# The Itinerary
The Itinerary is when you tell bob where to go to start data extraction
# One Page
In its simplest form, the itinerary is the address of the page you want to mine.
bob.work( "http://hostname/path/index.html", extractionPlan);
# Many Pages
If you want to use the same extraction plan on several pages just provide an array of adresses as the first argument.
bob.work(
[
"http://hostname/path/index.html",
"http://hostname/path/product.html"
],
extractionPlan
);
In this case the result is an array where each item is the result of data extraction on one adress. :
[ result, result, ... ]
Due to the fact that mining job are executed in parallel, there is no garantee that the results ordrer matches the adresses order. If you need to maintain the adress/result relation, you can use the indexByUrl
or appendUrlAsProperty
options. See the Options section for more.
# URL extraction
spoiler alert ! This section talks about what an extraction plan is. Please refere to this chapter if you want to know everything about this subject.
There may be some cases where the addresses of the page you want Bob to mine, are themselves hidden in another page. The typical example is a list of articles displayed in a page (called the index page). For each article in the index page, there is a link to the article page, where the full article can be read. Now, if you are interested in all these articles in their complete version, you have to option:
- manually open the index page and retrieve addresses of all articles manually, then pass them to Bob as an array
- ask Bob to do the job for you
If you provide an extraction plan as the itinerary, Bob will assume that the extracted data are all addresses to mine ... and he will do so.

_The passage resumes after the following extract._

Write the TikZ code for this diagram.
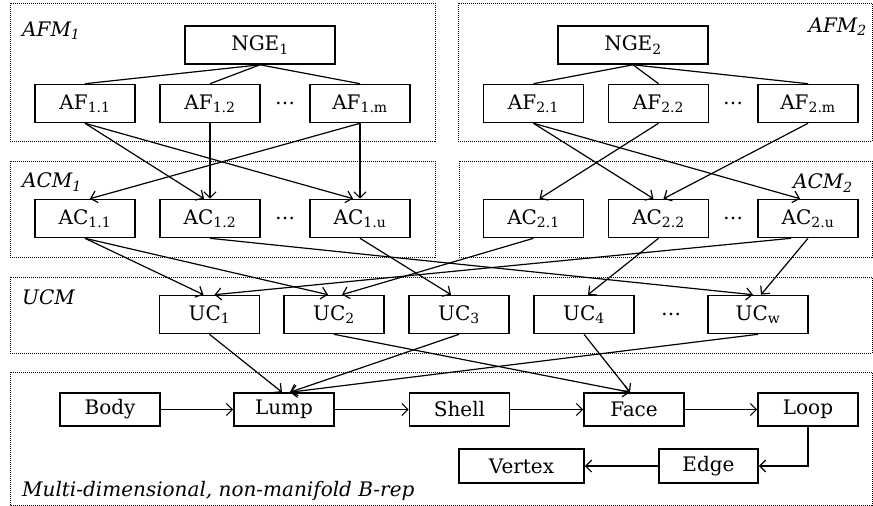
\documentclass[tikz,border=0pt]{standalone}
\usepackage{fontspec}
\setmainfont{DejaVu Serif}
\usepackage{tikz}
\usetikzlibrary{arrows.meta}
\tikzset{
  blk/.style = {draw=black, line width=1.6pt, align=center, inner sep=0pt, minimum width=100pt, minimum height=38pt, font=\fontsize{20}{24}\selectfont},
  lowblk/.style = {blk, minimum height=33pt},
  gap/.style = {inner sep=0pt, font=\fontsize{20}{24}\selectfont},
  frame/.style = {draw=black, densely dotted, line width=1pt},
  mlabel/.style = {inner sep=0pt, font=\itshape\fontsize{20}{24}\selectfont},
  link/.style = {line width=1.2pt},
  arr/.style = {link, -{Straight Barb[length=6pt,width=12pt]}},
}

\begin{document}
\begin{tikzpicture}[x=1pt, y=-1pt]
\useasboundingbox (0,0) rectangle (873,506);

% module frames
\draw [frame] (10,3) rectangle (435,141);
\draw [frame] (458,3) rectangle (872,141);
\draw [frame] (10,161) rectangle (435,257);
\draw [frame] (459,161) rectangle (872,257);
\draw [frame] (10,277) rectangle (872,353);
\draw [frame] (10,372) rectangle (872,505);

\node [mlabel, anchor=west] (afmA) at (22,31) {AFM\textsubscript{1}};
\node [mlabel, anchor=east] (afmB) at (867,27) {AFM\textsubscript{2}};
\node [mlabel, anchor=west] (acmA) at (22,182) {ACM\textsubscript{1}};
\node [mlabel, anchor=east] (acmB) at (853,183) {ACM\textsubscript{2}};
\node [mlabel, anchor=west] (ucm) at (22,297) {UCM};
\node [mlabel, anchor=west] (brep) at (22,491) {Multi-dimensional, non-manifold B-rep};

% AFM
\node [blk, minimum width=150pt] (ngeA) at (260,45) {NGE\textsubscript{1}};
\node [blk] (afA1) at (85,103.5) {AF\textsubscript{1.1}};
\node [blk] (afA2) at (210,103.5) {AF\textsubscript{1.2}};
\node [gap] (afAd) at (285,103.5) {\dots};
\node [blk] (afAm) at (360,103.5) {AF\textsubscript{1.m}};

\node [blk, minimum width=150pt] (ngeB) at (633,45) {NGE\textsubscript{2}};
\node [blk] (afB1) at (533.5,103.5) {AF\textsubscript{2.1}};
\node [blk] (afB2) at (658.5,103.5) {AF\textsubscript{2.2}};
\node [gap] (afBd) at (733,103.5) {\dots};
\node [blk] (afBm) at (808,103.5) {AF\textsubscript{2.m}};

% ACM
\node [blk] (acA1) at (85,218.5) {AC\textsubscript{1.1}};
\node [blk] (acA2) at (210,218.5) {AC\textsubscript{1.2}};
\node [gap] (acAd) at (285,218.5) {\dots};
\node [blk] (acAu) at (360,218.5) {AC\textsubscript{1.u}};

\node [blk] (acB1) at (533.5,218.5) {AC\textsubscript{2.1}};
\node [blk] (acB2) at (658.5,218.5) {AC\textsubscript{2.2}};
\node [gap] (acBd) at (733,218.5) {\dots};
\node [blk] (acBu) at (808,218.5) {AC\textsubscript{2.u}};

% UCM
\node [blk] (uc1) at (209.5,314.5) {UC\textsubscript{1}};
\node [blk] (uc2) at (334,314.5) {UC\textsubscript{2}};
\node [blk] (uc3) at (459,314.5) {UC\textsubscript{3}};
\node [blk] (uc4) at (584,314.5) {UC\textsubscript{4}};
\node [gap] (ucd) at (671,314.5) {\dots};
\node [blk] (ucw) at (758,314.5) {UC\textsubscript{w}};

% B-rep
\node [lowblk] (body) at (110,409.5) {Body};
\node [lowblk] (lump) at (284,409.5) {Lump};
\node [lowblk] (shell) at (459.5,409.5) {Shell};
\node [lowblk] (face) at (634,409.5) {Face};
\node [lowblk] (loop) at (808,409.5) {Loop};
\node [lowblk, minimum width=125pt, minimum height=34pt] (vertex) at (521.5,466) {Vertex};
\node [lowblk, minimum width=99pt, minimum height=34pt] (edge) at (708.5,466) {Edge};

% NGE to AF
\draw [link] (ngeA.south) -- (afA1.north);
\draw [link] (ngeA.south) -- (afA2.north);
\draw [link] (ngeA.south) -- (afAm.north);
\draw [link] (ngeB.south) -- (afB1.north);
\draw [link] (ngeB.south) -- (afB2.north);
\draw [link] (ngeB.south) -- (afBm.north);

% AF to AC
\draw [arr] (afA1.south) -- ([xshift=-6pt]acA2.north);
\draw [arr] (afA1.south) -- ([xshift=-7pt]acAu.north);
\draw [arr] (afA2.south) -- (acA2.north);
\draw [arr] (afAm.south) -- ([xshift=5pt]acA1.north);
\draw [arr] (afAm.south) -- (acAu.north);
\draw [arr] (afB1.south) -- ([xshift=-5pt]acB2.north);
\draw [arr] (afB1.south) -- ([xshift=-8pt]acBu.north);
\draw [arr] (afB2.south) -- ([xshift=6pt]acB1.north);
\draw [arr] (afBm.south) -- ([xshift=5pt]acB2.north);

% AC to UC
\draw [arr] (acA1.south) -- ([xshift=-6pt]uc1.north);
\draw [arr] (acA1.south) -- ([xshift=-6pt]uc2.north);
\draw [arr] (acA2.south) -- ([xshift=-5pt]ucw.north);
\draw [arr] (acAu.south) -- ([xshift=-8pt]uc3.north);
\draw [arr] (acB1.south) -- ([xshift=8pt]uc2.north);
\draw [arr] (acB2.south) -- ([xshift=4pt]uc4.north);
\draw [arr] ([xshift=-17pt]acBu.south) -- ([xshift=5pt]uc1.north);
\draw [arr] (acBu.south) -- ([xshift=3pt]ucw.north);

% UC to B-rep
\draw [arr] (uc1.south) -- ([xshift=-2pt]lump.north);
\draw [arr] (uc3.south) -- ([xshift=6pt]lump.north);
\draw [arr] (ucw.south) -- ([xshift=6pt]lump.north);
\draw [arr] (uc2.south) -- ([xshift=-4pt]face.north);
\draw [arr] (uc4.south) -- ([xshift=-4pt]face.north);

% topology chain
\draw [arr] (body) -- (lump);
\draw [arr] (lump) -- (shell);
\draw [arr] (shell) -- (face);
\draw [arr] (face) -- (loop);
\draw [arr] (loop.south) |- (edge.east);
\draw [arr] (edge) -- (vertex);
\end{tikzpicture}
\end{document}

Let's see that on an example:
bob.work(
{
url: "http://hostname/blog/index.html",
plan: {
selector: ["div.post a"],
type: "@href absolute",
},
},
"h1"
)
Here we ask bob to open the page a http://hostname/blog/index.html
and extract all addresses according to the extraction plan provided. Then, Bob must open each pages for each one of these addresses and mine the title of the article (enclosed by the h1
element).
The way to define an extraction plan is explained in this chapter but if you know a little about CSS selectors syntax
you may have alrerady understood how is works.